Monday, February 11, 2008

Poor management, software failures and breakdowns in training led to a yearlong crisis at L.A. Unified

The L.A. Times reports:
In the weeks leading up to the launch of a new payroll system, Los Angeles Unified School District officials had plenty of warning that the $95-million technology project would have serious problems.

Critical hardware had failed numerous times. Flawed data collected over decades proved difficult to clean up and input into the new system. Payroll clerks complained that training had fallen far short -- more than 60 schools didn't have a single staff member who'd received any training.



Still, consultants hired to implement the system urged the district to proceed as scheduled in early January 2007. Three days before the system was to begin, they urged the district in a report to "Go! Proceed . . . and go-live on January 1!"

Go live they did, plunging the district into a crisis from which it is only now emerging. Over the course of last year, taxpayers overpaid an estimated $53 million to some 36,000 teachers and others, while thousands more went underpaid or not paid at all for months.

A review of documents and interviews with current and former officials about the yearlong crisis shed light on fundamental problems that plagued the district and prevented it from solving the fiasco faster. Dysfunctional management and internal power struggles allowed the project to go forward with no one fully in charge and hampered the district's ability to mount an effective response when serious problems arose. Years of shoddy record-keeping and strangely complex union contracts made answering basic questions -- including how much people should be paid and what jobs they worked -- almost impossible.

The debacle has left teachers and other staff embittered. In one case last fall, the new system inexplicably dropped math coach Mary Weiss from the rolls. Weiss, 56, did not receive a paycheck for three consecutive months, forcing her to borrow money from family members and accept advances from the district.

"It has been an absolute nightmare," said Weiss, who has worked for L.A. Unified for 32 years. "It has affected my work, my personal life -- everything. I would wake up in the morning with this sense of doom and dread, and just cry.
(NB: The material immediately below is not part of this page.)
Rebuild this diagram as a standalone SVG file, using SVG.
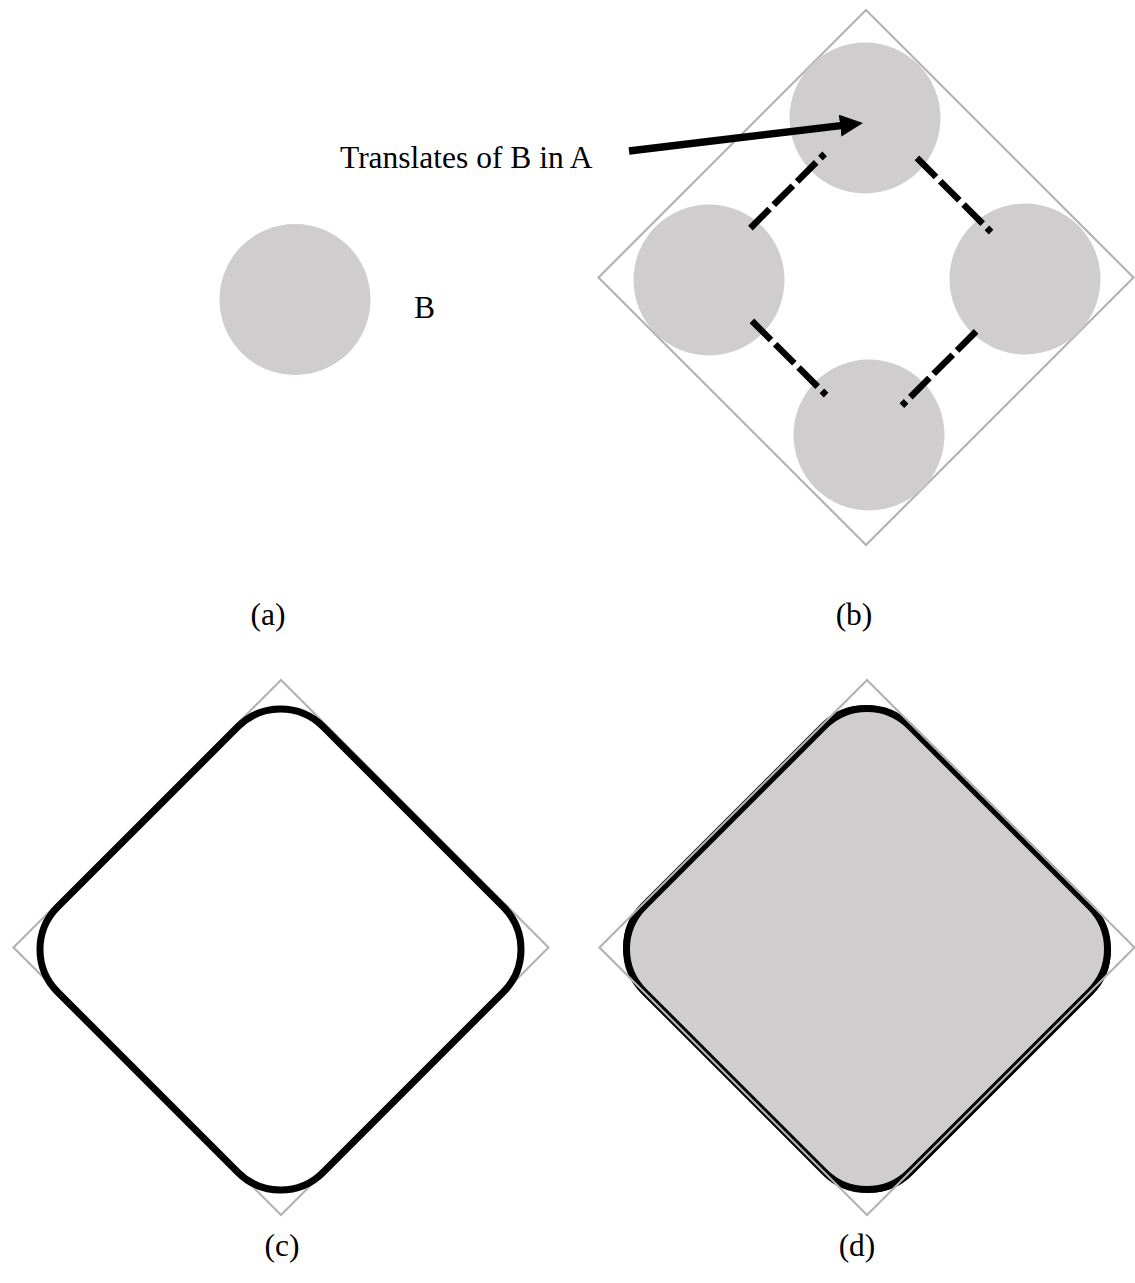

"All they could tell me was that the computer didn't recognize me anymore."

Supt. David L. Brewer oversaw the district's clumsy recovery effort. It has taken a year to stabilize the system. The ordeal has weakened the superintendent, opening him to criticism that he has been ineffective.

"We were not ready to go live with this system, but we didn't have the internal expertise to know that," Brewer said in a recent interview.

In the end, the cost of repairs and delays is expected to top $35 million.



Faulty foundations

The district's past made a mess of its future.

For decades, L.A. Unified has negotiated complicated labor agreements with several unions that represent the district's roughly 95,000 teachers, principals, custodians, bus drivers and others. Each new contract -- especially those for teachers -- layered on more Byzantine requirements about salary scales, work rules and job assignments. (There are, for example, 1,150 categories of pay an employee might receive for various assignments, reimbursements or bonuses.)

District departments, meanwhile, operated in isolation, storing salary and job-assignment information in dozens of separate databases.

Around it all, the district had cobbled together a wildly inefficient process for paying its employees, a process that made thousands of mistakes each month.

Any new payroll system promised to bring the district into the modern business age. But to do so, it would have to deal with this legacy.
Do you think if the socialists get their dream of single payer health care things will run any different?